In Wild Minds (Atlantic Monthly, Dec.), journalist Mitenbuler delves into the golden age of animation.

How did the idea for this book come about?

I got really interested in Fleischer Studios, because they were the number two to Walt Disney. Max Fleischer did all this innovative work but he was a little bit weirder, a little bit funkier, and he’s not the marquee name. At that point, there wasn’t a biography, although there is one now. But when there’s a topic that you’re interested in, and you don’t see the book you want to read, that’s when you know. So I dug more into the history of some of these old cartoons. There were lots of great books about them, but they tended to be a little more academic. I wanted a book you could read on an airplane or on the beach, one that really brings you into the story.
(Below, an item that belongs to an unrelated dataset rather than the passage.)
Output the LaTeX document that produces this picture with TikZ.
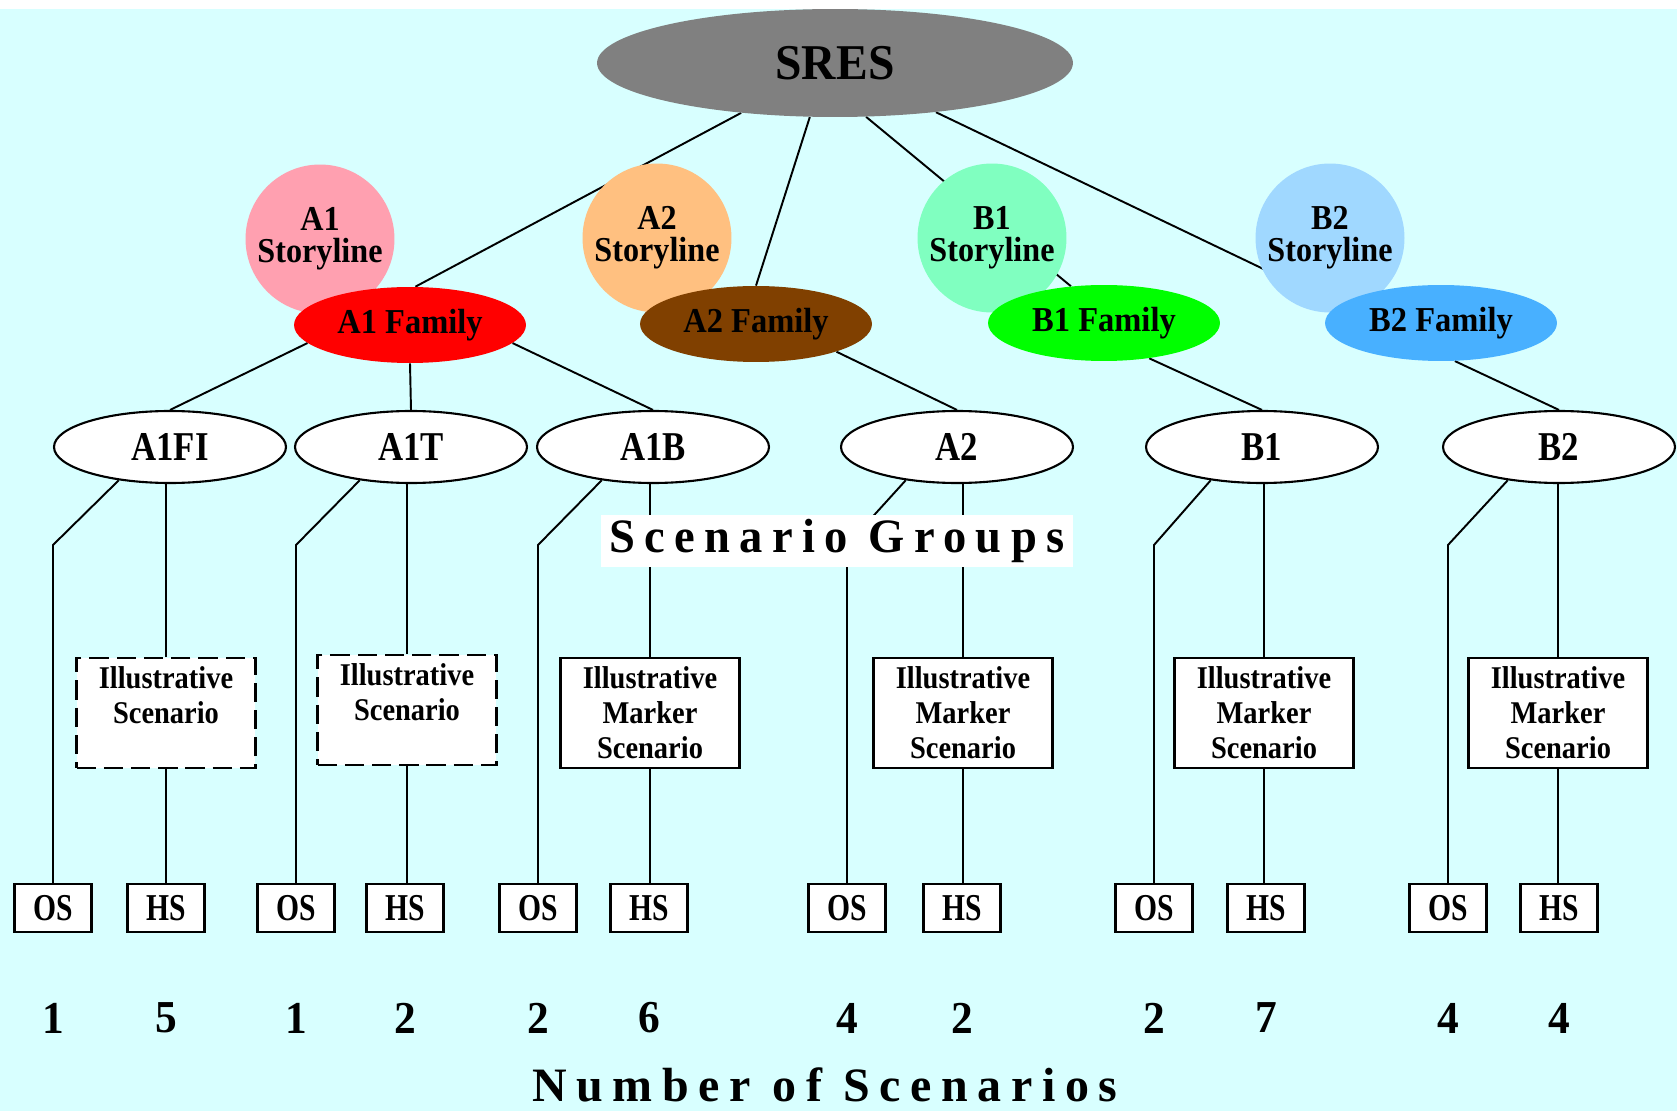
\documentclass[tikz,border=0pt]{standalone}
\usepackage{graphicx}
\usepackage{fontspec}
\setmainfont{Liberation Serif}
\newfontfamily\spacedfont[LetterSpace=20]{Liberation Serif}
\usetikzlibrary{shapes.geometric}
\pgfdeclarelayer{back}
\pgfdeclarelayer{wires}
\pgfsetlayers{back,wires,main}
\definecolor{sky}{HTML}{D8FFFF}
\definecolor{sresgray}{HTML}{808080}
\definecolor{aonestory}{HTML}{FFA0B0}
\definecolor{atwostory}{HTML}{FFC080}
\definecolor{bonestory}{HTML}{80FFC0}
\definecolor{btwostory}{HTML}{A0D8FF}
\definecolor{atwofam}{HTML}{804000}
\definecolor{btwofam}{HTML}{48B0FF}
\newcommand\nar[2]{\scalebox{#1}[1]{#2}}

\begin{document}
\begin{tikzpicture}[x=0.02cm,y=-0.02cm,
  wire/.style={line width=1.1pt},
  story/.style={circle,inner sep=0pt,minimum size=2.98cm,align=center,
    font=\fontsize{19.9}{18.2}\selectfont\bfseries},
  family/.style={ellipse,inner sep=0pt,minimum width=4.64cm,minimum height=1.52cm,
    font=\fontsize{19.9}{20}\selectfont\bfseries},
  group/.style={ellipse,draw,fill=white,line width=1.2pt,inner sep=0pt,
    minimum width=4.64cm,minimum height=1.44cm,font=\fontsize{23.3}{24}\selectfont\bfseries},
  marker/.style={draw,fill=white,line width=1.5pt,inner sep=0pt,align=center,
    minimum width=3.58cm,minimum height=2.2cm,font=\fontsize{18}{20}\selectfont\bfseries},
  illus/.style={marker,dash pattern=on 11pt off 4.5pt},
  leaf/.style={draw,fill=white,line width=1.4pt,inner sep=0pt,
    minimum width=1.54cm,minimum height=0.96cm,font=\fontsize{21.6}{22}\selectfont\bfseries},
  count/.style={inner sep=0pt,font=\fontsize{26}{26}\selectfont\bfseries},
  heading/.style={inner sep=0pt,font=\fontsize{27.3}{28}\spacedfont\bfseries}]

\useasboundingbox (0,0) rectangle (1677,1111);
\begin{pgfonlayer}{back}
\fill[white] (0,0) rectangle (1677,1111);
\fill[sky] (0,9) rectangle (1677,1111);
\end{pgfonlayer}

% top of the tree
\node[ellipse,fill=sresgray,inner sep=0pt,minimum width=9.52cm,minimum height=2.16cm,
  font=\fontsize{28.5}{30}\selectfont\bfseries] (sres) at (835,63) {\nar{.95}{SRES}};

% storylines and families
\node[story,fill=aonestory] (a1story) at (320,239) {\nar{.92}{A1}\\\nar{.92}{Storyline}};
\node[story,fill=atwostory] (a2story) at (657,238) {\nar{.92}{A2}\\\nar{.92}{Storyline}};
\node[story,fill=bonestory] (b1story) at (992,238) {\nar{.92}{B1}\\\nar{.92}{Storyline}};
\node[story,fill=btwostory] (b2story) at (1330,238) {\nar{.92}{B2}\\\nar{.92}{Storyline}};
\node[family,fill=red] (a1fam) at (410,325) {\nar{.93}{A1 Family}};
\node[family,fill=atwofam] (a2fam) at (756,324) {\nar{.93}{A2 Family}};
\node[family,fill=green] (b1fam) at (1104,323) {\nar{.93}{B1 Family}};
\node[family,fill=btwofam] (b2fam) at (1441,323) {\nar{.93}{B2 Family}};

% scenario groups
\node[group] (a1fi) at (170,447) {\nar{.85}{A1FI}};
\node[group] (a1t) at (411,447) {\nar{.85}{A1T}};
\node[group] (a1b) at (653,447) {\nar{.85}{A1B}};
\node[group] (a2) at (957,447) {\nar{.85}{A2}};
\node[group] (b1) at (1262,447) {\nar{.85}{B1}};
\node[group] (b2) at (1559,447) {\nar{.85}{B2}};

\node[heading,fill=white,minimum width=9.46cm,minimum height=1.04cm] (grouplabel) at (837,541)
  {\nar{.97}{Scenario Groups}};

% illustrative scenarios
\node[illus] (im1) at (166,713) {\nar{.9}{Illustrative}\\\nar{.9}{Scenario}\\\vphantom{S}};
\node[illus] (im2) at (407,710) {\nar{.9}{Illustrative}\\\nar{.9}{Scenario}\\\vphantom{S}};
\node[marker] (im3) at (650,713) {\nar{.9}{Illustrative}\\\nar{.9}{Marker}\\\nar{.9}{Scenario}};
\node[marker] (im4) at (963,713) {\nar{.9}{Illustrative}\\\nar{.9}{Marker}\\\nar{.9}{Scenario}};
\node[marker] (im5) at (1264,713) {\nar{.9}{Illustrative}\\\nar{.9}{Marker}\\\nar{.9}{Scenario}};
\node[marker] (im6) at (1558,713) {\nar{.9}{Illustrative}\\\nar{.9}{Marker}\\\nar{.9}{Scenario}};

% OS / HS and counts
\foreach \i/\ox/\hx/\on/\hn in {1/53/166/1/5,2/296/405/1/2,3/538/649/2/6,
                                4/847/962/4/2,5/1154/1266/2/7,6/1448/1559/4/4}{
  \node[leaf] (os\i) at (\ox,908) {\nar{.78}{OS}};
  \node[leaf] (hs\i) at (\hx,908) {\nar{.78}{HS}};
  \node[count] (nos\i) at (\ox,1018) {\nar{.95}{\on}};
  \node[count] (nhs\i) at (\hx,1018) {\nar{.95}{\hn}};
}

\node[heading] (countlabel) at (825,1085) {Number of Scenarios};

\begin{pgfonlayer}{wires}
\draw[wire] (sres.208.6) -- (a1fam.82);
\draw[wire] (sres.245) -- (a2fam.north);
\draw[wire] (sres.300) -- (b1fam.132);
\draw[wire] (sres.334) -- (b2fam.170);

\draw[wire] (a1fam.190) -- (a1fi.north);
\draw[wire] (a1fam.south) -- (a1t.north);
\draw[wire] (a1fam.350) -- (a1b.north);
\draw[wire] (a2fam.341.5) -- (a2.north);
\draw[wire] (b1fam.322) -- (b1.north);
\draw[wire] (b2fam.290) -- (b2.north);

\foreach \g/\i in {a1fi/1,a1t/2,a1b/3,a2/4,b1/5,b2/6}{
  \draw[wire] (\g.213) -- (os\i.north |- 0,545) -- (os\i.north);
  \draw[wire] (\g.south -| im\i.north) -- (im\i.north);
  \draw[wire] (im\i.south) -- (im\i.south |- hs\i.north);
}
\end{pgfonlayer}
\end{tikzpicture}
\end{document}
What made you decide to write it as a narrative history?

Reading other books of cultural history, I realized that the books that don’t work as well tend to focus on the actual art and on plot synopses. I always come away thinking I’d be better off just watching the actual art. So I knew from the beginning that this was going to be about the people who created cartoons, and how their work reflects their personalities and the times that they were working in.

What’s one way you found your history of the animation industry overlapping with history at large?

There’s a story I didn’t include in the book about Shamus Culhane, who was in charge of Woody Woodpecker cartoons for a while. Right after WWII ended, there was a moment where the U.S. was promoting Russian artists, because Russia had been our allies in the war. And Culhane was pushed to do that, so he integrated all this Russian art into the backgrounds of some of these old shorts. Then the Cold War began, and suddenly, this nation that has been our ally is now our enemy. And artists like Culhane, who had been pushed to involve Russian work in their own, were now being criticized during the Red Scare for doing exactly what they were told to do.

If you could spend time with any of these creators, who would you want to meet? Who would you avoid?

I tend to try to separate the art from the artist, but Pat Sullivan [whose studio made Felix the Cat] was a nasty guy and not that great of an artist— he was just taking the credit from someone who was. Who would I want to hang out with? I’d want to hang out at Termite Terrace with [Looney Tunes directors and writers] Michael Maltese, Ted Pierce, Chuck Jones. Bob Clampett? He seems like someone to hang out with.